Как потом рассказывал нам учитель Пеннер, вначале переговоры шли хорошо. Мудрому герру Баргу непросто было подбирать слова в беседе с бухарским вельможей, изъяснявшимся куда сложнее, чем базарные торговцы. Но он очень старался. Пытаясь понять, в чем корни непростого положения нашего, бек спросил, отчего же мы покинули жилища в Германии и Пруссии, и толмач начал рассказывать об особенностях меннонитской веры. Вот тогда-то себе на беду он и упомянул всуе имя нечистого. Услышав слово «даджаль»[7], бухарцы впали в неистовство и в считаные минуты сволокли наших братьев в темницу. Им никто не угрожал расправой, но, конечно, они понимали, что бека вывело из себя не сакральное слово, а то, как вольно российская сторона распоряжается ничьею землей, и ясно было, что бек не допустит строительства поселения без его согласия. Запертые в каменном мешке, бедные братья наши молились за оставленных в Эбенезере детей и жен, опасаясь, что и к ним мусульмане будут не менее суровы.
Несколько дней не прекращалась возня среди битого кирпича и выдранных из кладки бревен. И за дни эти, слившиеся воедино с такими же хлопотными ночами, я, кажется, кроме воды, ничего не успевал перехватить до того, как проваливался в сон на один-два часа, прямо на голой земле среди таких же поверженных людей. Время от времени рядом со мной кто-то, словно опомнившись, приподнимался на локтях и, каждый раз, как в первый, осознавая тяжкую необходимость, возвращался к работе.
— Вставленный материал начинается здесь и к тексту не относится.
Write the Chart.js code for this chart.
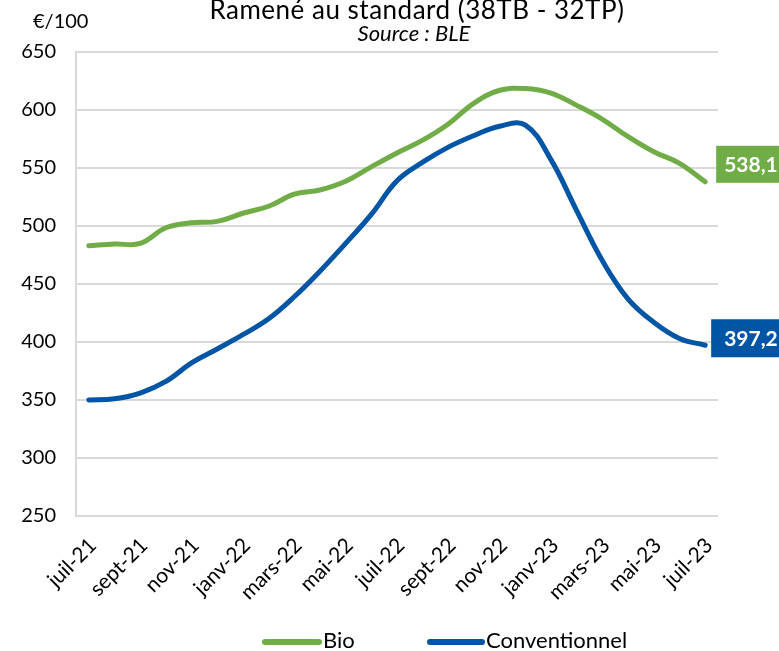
<!DOCTYPE html>
<html><head><meta charset="utf-8">
<script src="https://cdn.jsdelivr.net/npm/chart.js@4.4.0/dist/chart.umd.min.js"></script>
<style>html,body{margin:0;padding:0;background:#fff;overflow:hidden}#wrap{width:779px;height:651px;position:relative}</style>
</head><body><div id="wrap"><canvas id="c" width="779" height="651"></canvas></div>
<script>
const months = ['juil-21','août-21','sept-21','oct-21','nov-21','déc-21','janv-22','févr-22','mars-22','avr-22','mai-22','juin-22','juil-22','août-22','sept-22','oct-22','nov-22','déc-22','janv-23','févr-23','mars-23','avr-23','mai-23','juin-23','juil-23'];
const bio = [483, 484.5, 485, 498.5, 502.8, 504, 511, 517, 527.4, 531, 538.5, 551, 563, 574, 588, 606, 617, 618.5, 614.5, 604, 592, 577, 564, 554, 538.1];
const conv = [350, 351, 356, 366, 382, 394, 406.3, 420, 439, 461, 485, 510, 539, 555, 568, 578, 586, 587, 557, 513, 470, 437, 417, 403, 397.2];
const yTicks = {min: 250, max: 650, step: 50};
const titleText = 'Ramené au standard (38TB - 32TP)';
const subtitleText = 'Source : BLE';
const unitText = '€/100';
const endLabels = ['538,1', '397,2'];
const seriesNames = ['Bio', 'Conventionnel'];
const colors = ['#70AD47', '#0055A5'];

const FONT = 'Lato';

const textPlugin = {
  id: 'texts',
  afterDraw(chart) {
    const c = chart.ctx;
    c.save();
    c.fillStyle = '#000';
    c.textAlign = 'center';
    c.textBaseline = 'alphabetic';
    c.font = `26px ${FONT}`;
    if ('letterSpacing' in c) c.letterSpacing = '0.5px';
    c.fillText(titleText, 417, 19);
    if ('letterSpacing' in c) c.letterSpacing = '0px';
    c.font = `italic 22px ${FONT}`;
    c.fillText(subtitleText, 414, 41);
    c.textAlign = 'left';
    c.font = `20px ${FONT}`;
    c.fillText(unitText, 33, 28);
    // legend
    const ly = 642;
    const items = [{x: 265, w: 54}, {x: 430, w: 52}];
    c.lineCap = 'round';
    c.lineWidth = 6;
    c.textBaseline = 'middle';
    c.font = `22px ${FONT}`;
    items.forEach((it, i) => {
      c.strokeStyle = colors[i];
      c.beginPath(); c.moveTo(it.x, ly); c.lineTo(it.x + it.w, ly); c.stroke();
      c.fillStyle = '#000';
      c.fillText(seriesNames[i], it.x + it.w + 4, ly - 1);
    });
    c.restore();
  }
};

const endLabelPlugin = {
  id: 'endLabels',
  afterDatasetsDraw(chart) {
    const c = chart.ctx;
    const offs = [{dx: 11, dy: -36, h: 37, tx: 8}, {dx: 6, dy: -26, h: 38, tx: 13}];
    c.save();
    chart.data.datasets.forEach((ds, i) => {
      const meta = chart.getDatasetMeta(i);
      const p = meta.data[meta.data.length - 1];
      const o = offs[i];
      const x = p.x + o.dx, y = p.y + o.dy;
      c.fillStyle = colors[i];
      c.fillRect(x, y, 90, o.h);
      c.fillStyle = '#fff';
      c.font = `bold 21px ${FONT}`;
      c.textAlign = 'left';
      c.textBaseline = 'middle';
      c.fillText(endLabels[i], x + o.tx, y + o.h / 2 + 1);
    });
    c.restore();
  }
};

function draw() {
  new Chart(document.getElementById('c'), {
    type: 'line',
    data: {
      labels: months,
      datasets: [
        {label: seriesNames[0], data: bio, borderColor: colors[0], backgroundColor: colors[0], borderWidth: 5, pointRadius: 0, tension: 0.4, borderCapStyle: 'round', borderJoinStyle: 'round'},
        {label: seriesNames[1], data: conv, borderColor: colors[1], backgroundColor: colors[1], borderWidth: 5, pointRadius: 0, tension: 0.4, borderCapStyle: 'round', borderJoinStyle: 'round'}
      ]
    },
    options: {
      responsive: false, animation: false, devicePixelRatio: 1,
      layout: {padding: {top: 52, right: 61, left: 0, bottom: 0}},
      plugins: {legend: {display: false}, tooltip: {enabled: false}},
      scales: {
        x: {
          offset: true,
          grid: {display: false, drawTicks: false},
          border: {display: false},
          ticks: {
            autoSkip: false, maxRotation: 45, minRotation: 45, padding: 17, labelOffset: 4,
            font: {family: FONT, size: 21}, color: '#000',
            callback(v, i) { return i % 2 === 0 ? this.getLabelForValue(v) : null; }
          },
          afterFit(s) { s.height = 135; }
        },
        y: {
          min: yTicks.min, max: yTicks.max,
          ticks: {stepSize: yTicks.step, padding: 20, font: {family: FONT, size: 20}, color: '#000'},
          grid: {color: '#d9d9d9', lineWidth: 2, drawTicks: false},
          border: {color: '#d9d9d9', width: 2},
          afterFit(s) { s.width = 76; }
        }
      }
    },
    plugins: [endLabelPlugin, textPlugin]
  });
}
const loads = [`20px ${FONT}`, `bold 20px ${FONT}`, `italic 18px ${FONT}`].map(f => document.fonts.load(f));
Promise.all(loads).then(draw, draw);
</script>
</body></html>
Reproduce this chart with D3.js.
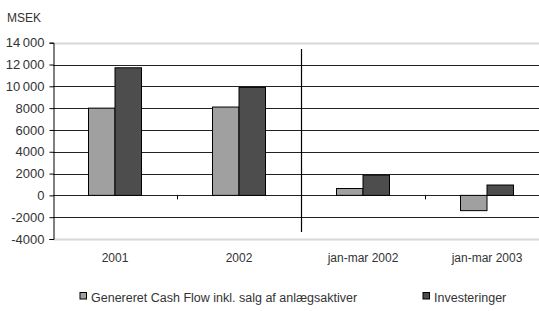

Еще пыль не успела улечься обратно на израненную землю, когда на руины погибшего во зачатке города пришло письмо от герра Эппа. Он писал, что последний обоз из Ам Тракт движется нам навстречу, а вместе с ним и сам проповедник готов примкнуть к общине и возглавить наш дальнейший поход. Пока же он указал нам на Серабулак как на место, где мы сможем скрыться от преследования бухарцев и дождаться воссоединения с духовным отцом. Прежде письма герра Эппа утешали нас, давали надежду, усмиряли ропот уставших и ослабевших в дороге путников. Но это послание лишь вызвало множество вопросов. О каком продолжении пути смеем думать мы, тогда как земля под нами и есть та самая? Как быть с тем, что Господь по предсказанию проповедника вот-вот явится нам, а мы вынуждены бежать от бухарского вельможи, не имеющего права ни на эту землю, ни на свободу нашу? Почему именно Серабулак был избран для укрытия общины и как долго предстоит нам скрываться? И когда, наконец, он, отец самой мысли о путешествии в обещанную землю, присоединится к нам?
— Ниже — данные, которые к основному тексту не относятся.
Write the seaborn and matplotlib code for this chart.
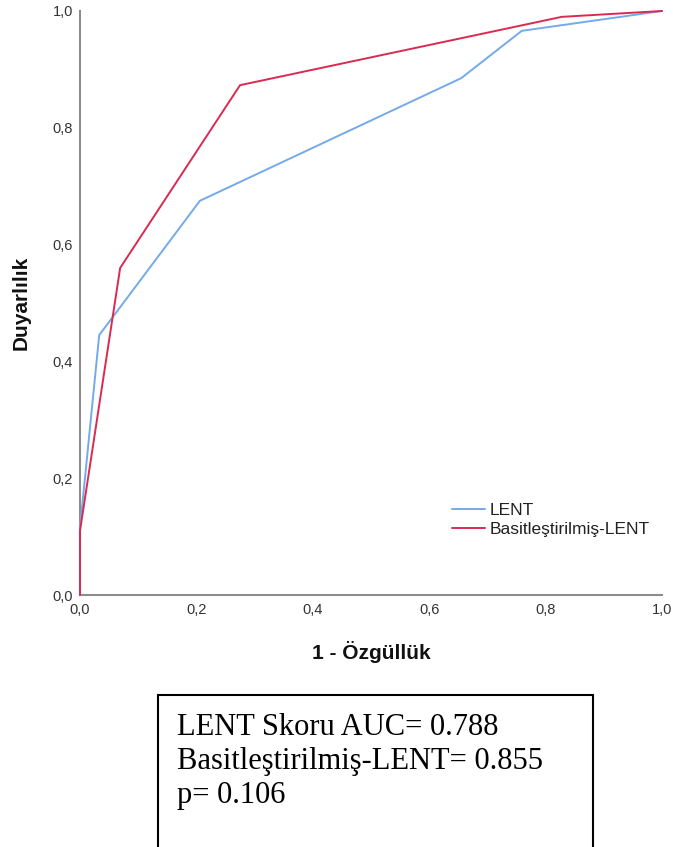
import matplotlib
matplotlib.use("Agg")
import matplotlib.pyplot as plt
from matplotlib.patches import Rectangle
import seaborn as sns
import pandas as pd

# ROC curve coordinates (1 - specificity, sensitivity)
lent_fpr = [0.0, 0.0, 0.033, 0.206, 0.655, 0.759, 1.0]
lent_tpr = [0.0, 0.115, 0.445, 0.675, 0.885, 0.966, 1.0]
simple_fpr = [0.0, 0.0, 0.069, 0.275, 0.828, 1.0]
simple_tpr = [0.0, 0.11, 0.560, 0.873, 0.990, 1.0]

series_names = ["LENT", "Basitleştirilmiş-LENT"]
series_colors = ["#74aaea", "#d92a52"]
tick_values = [0.0, 0.2, 0.4, 0.6, 0.8, 1.0]
tick_labels = ["0,0", "0,2", "0,4", "0,6", "0,8", "1,0"]
summary_lines = ["LENT Skoru AUC= 0.788", "Basitleştirilmiş-LENT= 0.855", "p= 0.106"]

df = pd.concat([
    pd.DataFrame({"fpr": lent_fpr, "tpr": lent_tpr, "model": series_names[0]}),
    pd.DataFrame({"fpr": simple_fpr, "tpr": simple_tpr, "model": series_names[1]}),
], ignore_index=True)

sns.set_style("white")
plt.rcParams["font.family"] = ["Liberation Sans", "DejaVu Sans"]

fig = plt.figure(figsize=(6.73, 8.47), dpi=100)
ax = fig.add_axes([80 / 673, 1 - 595 / 847, 582 / 673, 584 / 847])

sns.lineplot(data=df, x="fpr", y="tpr", hue="model", hue_order=series_names,
             palette=series_colors, sort=False, estimator=None, linewidth=1.4,
             ax=ax)
for line in ax.get_lines():
    line.set_clip_on(False)
    line.set_zorder(3)

ax.set_xlim(0, 1)
ax.set_ylim(0, 1)
ax.set_xticks(tick_values)
ax.set_xticklabels(tick_labels)
ax.set_yticks(tick_values)
ax.set_yticklabels(tick_labels)
ax.tick_params(axis="both", length=0, labelsize=10.5, colors="#333333")
ax.tick_params(axis="x", pad=6)
ax.tick_params(axis="y", pad=5)

for side in ["top", "right"]:
    ax.spines[side].set_visible(False)
for side in ["left", "bottom"]:
    ax.spines[side].set_color("#8c8c8c")
    ax.spines[side].set_linewidth(1.5)

ax.set_xlabel("1 - Özgüllük", fontsize=15, fontweight="bold", color="#111111")
ax.set_ylabel("Duyarlılık", fontsize=15, fontweight="bold", color="#111111")
ax.xaxis.set_label_coords(0.5, -0.078)
ax.yaxis.set_label_coords(-0.084, 0.5)

leg = ax.legend(loc="upper left", bbox_to_anchor=(0.639, 0.157), frameon=False,
                fontsize=12.5, handlelength=1.9, handletextpad=0.3,
                labelspacing=0.22, borderpad=0, borderaxespad=0, title=None)
for line in leg.get_lines():
    line.set_linewidth(1.4)
for t in leg.get_texts():
    t.set_color("#222222")

# Summary box below the chart
box = Rectangle((158 / 673, -0.01), (593 - 158) / 673, 1 - 695 / 847 + 0.01,
                transform=fig.transFigure, fill=False, edgecolor="black",
                linewidth=1.5)
fig.patches.append(box)
for i, txt in enumerate(summary_lines):
    fig.text(177 / 673, 1 - (735 + 34 * i) / 847, txt,
             family=["Liberation Serif", "DejaVu Serif"], fontsize=22,
             color="black", ha="left", va="baseline")

fig.savefig("out.png", dpi=100)
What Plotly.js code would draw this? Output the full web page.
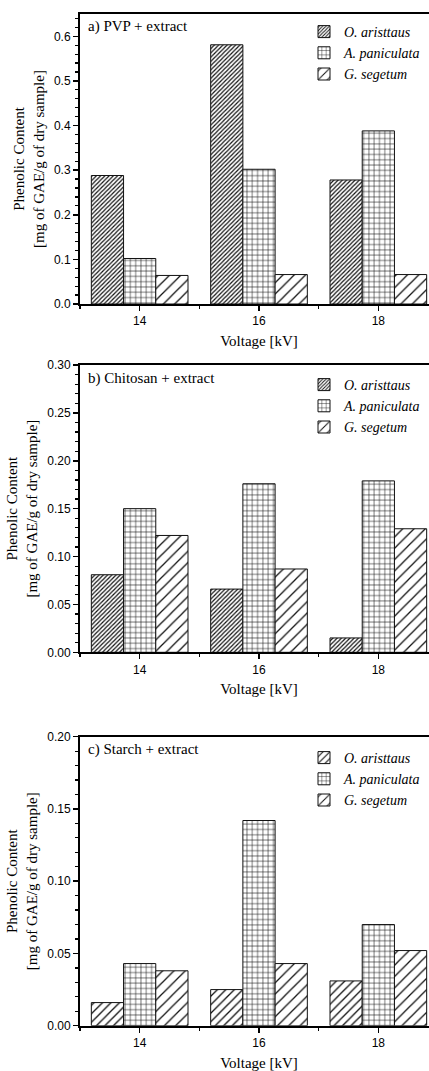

Не само письмо, но сомнения эти отняли последние силы, и вся община, как один человек, оставила труды и уснула, а наутро на истерзанной почве не нашлось уже ни деревца, ни камешка – как ветер, все унесли бухарцы.
Я был разбит. Мне кажется, что никогда более в жизни я не осознавал так болезненно телесность свою. Вся боль, накопленная за дни строительства и разрушения, теперь вернулась единой волной, и я не в силах был сдерживать слез. Это был худший из дней моих, сравнимый лишь с тем проклятым днем, когда я предал братьев и Господа, но до него еще многое следовало пережить мне и моему народу. Пока же нам оставалось ждать, и наука эта – ждать и надеяться, – так рано предложенная мне, только более и более распаляла душу, вынуждала во гневе обращать к небу молитвы не столько о благополучном окончании странствия, сколько о смирении и силах совладать с самим собой.